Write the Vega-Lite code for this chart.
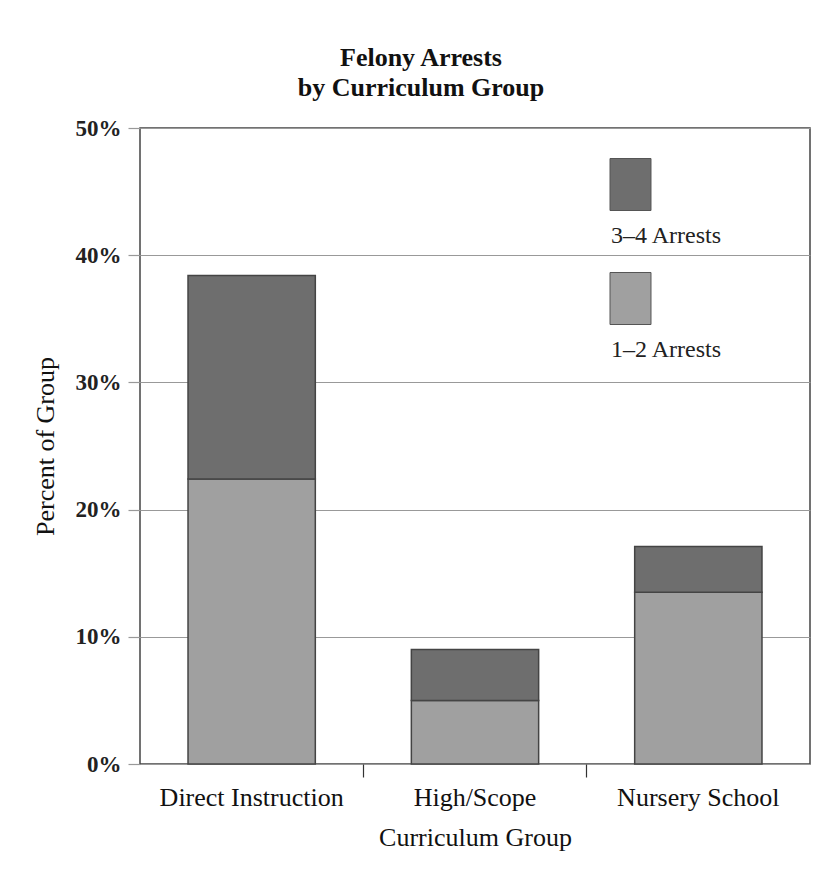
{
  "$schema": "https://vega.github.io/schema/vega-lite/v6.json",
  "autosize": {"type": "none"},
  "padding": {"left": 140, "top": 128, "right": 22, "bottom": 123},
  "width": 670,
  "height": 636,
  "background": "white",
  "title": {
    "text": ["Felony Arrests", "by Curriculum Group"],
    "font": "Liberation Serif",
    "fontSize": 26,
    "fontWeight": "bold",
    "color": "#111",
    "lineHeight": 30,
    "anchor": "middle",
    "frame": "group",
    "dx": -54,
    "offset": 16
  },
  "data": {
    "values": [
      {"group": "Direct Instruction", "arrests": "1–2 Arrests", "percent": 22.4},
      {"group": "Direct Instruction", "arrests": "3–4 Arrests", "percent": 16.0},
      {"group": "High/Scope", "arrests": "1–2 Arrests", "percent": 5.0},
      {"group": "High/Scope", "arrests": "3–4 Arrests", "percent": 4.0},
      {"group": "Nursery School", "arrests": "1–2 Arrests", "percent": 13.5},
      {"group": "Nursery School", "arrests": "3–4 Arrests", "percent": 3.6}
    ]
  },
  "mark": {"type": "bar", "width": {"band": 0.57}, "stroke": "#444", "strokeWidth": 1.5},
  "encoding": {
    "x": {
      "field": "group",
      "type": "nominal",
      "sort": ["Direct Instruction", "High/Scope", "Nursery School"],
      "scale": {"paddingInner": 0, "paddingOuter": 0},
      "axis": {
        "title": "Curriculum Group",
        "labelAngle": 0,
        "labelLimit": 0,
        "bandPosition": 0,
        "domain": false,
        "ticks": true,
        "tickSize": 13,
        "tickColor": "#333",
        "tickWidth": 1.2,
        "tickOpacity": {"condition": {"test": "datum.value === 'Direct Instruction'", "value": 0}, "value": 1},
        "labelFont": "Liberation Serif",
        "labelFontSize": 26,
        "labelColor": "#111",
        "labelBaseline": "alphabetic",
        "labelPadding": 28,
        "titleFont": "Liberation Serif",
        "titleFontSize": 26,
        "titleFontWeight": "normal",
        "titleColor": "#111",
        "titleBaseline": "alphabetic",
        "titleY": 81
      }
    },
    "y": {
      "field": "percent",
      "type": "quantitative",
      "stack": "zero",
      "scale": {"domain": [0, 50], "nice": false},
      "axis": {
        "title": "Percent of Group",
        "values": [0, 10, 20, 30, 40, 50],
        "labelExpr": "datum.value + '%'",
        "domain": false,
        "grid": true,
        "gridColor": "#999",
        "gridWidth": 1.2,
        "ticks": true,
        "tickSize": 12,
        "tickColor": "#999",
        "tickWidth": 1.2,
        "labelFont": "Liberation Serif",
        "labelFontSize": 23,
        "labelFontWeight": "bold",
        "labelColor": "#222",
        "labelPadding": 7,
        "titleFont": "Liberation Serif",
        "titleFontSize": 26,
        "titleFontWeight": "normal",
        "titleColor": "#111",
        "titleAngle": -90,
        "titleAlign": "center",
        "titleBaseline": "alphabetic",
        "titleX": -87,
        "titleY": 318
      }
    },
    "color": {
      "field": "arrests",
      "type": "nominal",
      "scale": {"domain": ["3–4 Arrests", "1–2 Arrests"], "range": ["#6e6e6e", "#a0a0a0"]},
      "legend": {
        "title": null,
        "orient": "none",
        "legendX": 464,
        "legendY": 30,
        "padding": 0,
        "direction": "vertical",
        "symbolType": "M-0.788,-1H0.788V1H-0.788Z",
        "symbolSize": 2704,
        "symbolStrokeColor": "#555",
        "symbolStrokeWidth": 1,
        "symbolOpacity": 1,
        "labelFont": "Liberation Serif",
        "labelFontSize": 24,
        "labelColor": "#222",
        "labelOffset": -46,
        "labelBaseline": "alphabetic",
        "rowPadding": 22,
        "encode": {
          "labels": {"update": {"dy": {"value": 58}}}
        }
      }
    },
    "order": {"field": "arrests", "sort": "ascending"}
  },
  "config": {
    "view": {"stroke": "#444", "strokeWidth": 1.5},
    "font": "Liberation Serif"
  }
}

══════

**Problem:** Take the listing above and restate it word for word, without its pictures.

**Written solution:**
Write the Vega-Lite code for this chart.
{
  "$schema": "https://vega.github.io/schema/vega-lite/v6.json",
  "autosize": {"type": "none"},
  "padding": {"left": 140, "top": 128, "right": 22, "bottom": 123},
  "width": 670,
  "height": 636,
  "background": "white",
  "title": {
    "text": ["Felony Arrests", "by Curriculum Group"],
    "font": "Liberation Serif",
    "fontSize": 26,
    "fontWeight": "bold",
    "color": "#111",
    "lineHeight": 30,
    "anchor": "middle",
    "frame": "group",
    "dx": -54,
    "offset": 16
  },
  "data": {
    "values": [
      {"group": "Direct Instruction", "arrests": "1–2 Arrests", "percent": 22.4},
      {"group": "Direct Instruction", "arrests": "3–4 Arrests", "percent": 16.0},
      {"group": "High/Scope", "arrests": "1–2 Arrests", "percent": 5.0},
      {"group": "High/Scope", "arrests": "3–4 Arrests", "percent": 4.0},
      {"group": "Nursery School", "arrests": "1–2 Arrests", "percent": 13.5},
      {"group": "Nursery School", "arrests": "3–4 Arrests", "percent": 3.6}
    ]
  },
  "mark": {"type": "bar", "width": {"band": 0.57}, "stroke": "#444", "strokeWidth": 1.5},
  "encoding": {
    "x": {
      "field": "group",
      "type": "nominal",
      "sort": ["Direct Instruction", "High/Scope", "Nursery School"],
      "scale": {"paddingInner": 0, "paddingOuter": 0},
      "axis": {
        "title": "Curriculum Group",
        "labelAngle": 0,
        "labelLimit": 0,
        "bandPosition": 0,
        "domain": false,
        "ticks": true,
        "tickSize": 13,
        "tickColor": "#333",
        "tickWidth": 1.2,
        "tickOpacity": {"condition": {"test": "datum.value === 'Direct Instruction'", "value": 0}, "value": 1},
        "labelFont": "Liberation Serif",
        "labelFontSize": 26,
        "labelColor": "#111",
        "labelBaseline": "alphabetic",
        "labelPadding": 28,
        "titleFont": "Liberation Serif",
        "titleFontSize": 26,
        "titleFontWeight": "normal",
        "titleColor": "#111",
        "titleBaseline": "alphabetic",
        "titleY": 81
      }
    },
    "y": {
      "field": "percent",
      "type": "quantitative",
      "stack": "zero",
      "scale": {"domain": [0, 50], "nice": false},
      "axis": {
        "title": "Percent of Group",
        "values": [0, 10, 20, 30, 40, 50],
        "labelExpr": "datum.value + '%'",
        "domain": false,
        "grid": true,
        "gridColor": "#999",
        "gridWidth": 1.2,
        "ticks": true,
        "tickSize": 12,
        "tickColor": "#999",
        "tickWidth": 1.2,
        "labelFont": "Liberation Serif",
        "labelFontSize": 23,
        "labelFontWeight": "bold",
        "labelColor": "#222",
        "labelPadding": 7,
        "titleFont": "Liberation Serif",
        "titleFontSize": 26,
        "titleFontWeight": "normal",
        "titleColor": "#111",
        "titleAngle": -90,
        "titleAlign": "center",
        "titleBaseline": "alphabetic",
        "titleX": -87,
        "titleY": 318
      }
    },
    "color": {
      "field": "arrests",
      "type": "nominal",
      "scale": {"domain": ["3–4 Arrests", "1–2 Arrests"], "range": ["#6e6e6e", "#a0a0a0"]},
      "legend": {
        "title": null,
        "orient": "none",
        "legendX": 464,
        "legendY": 30,
        "padding": 0,
        "direction": "vertical",
        "symbolType": "M-0.788,-1H0.788V1H-0.788Z",
        "symbolSize": 2704,
        "symbolStrokeColor": "#555",
        "symbolStrokeWidth": 1,
        "symbolOpacity": 1,
        "labelFont": "Liberation Serif",
        "labelFontSize": 24,
        "labelColor": "#222",
        "labelOffset": -46,
        "labelBaseline": "alphabetic",
        "rowPadding": 22,
        "encode": {
          "labels": {"update": {"dy": {"value": 58}}}
        }
      }
    },
    "order": {"field": "arrests", "sort": "ascending"}
  },
  "config": {
    "view": {"stroke": "#444", "strokeWidth": 1.5},
    "font": "Liberation Serif"
  }
}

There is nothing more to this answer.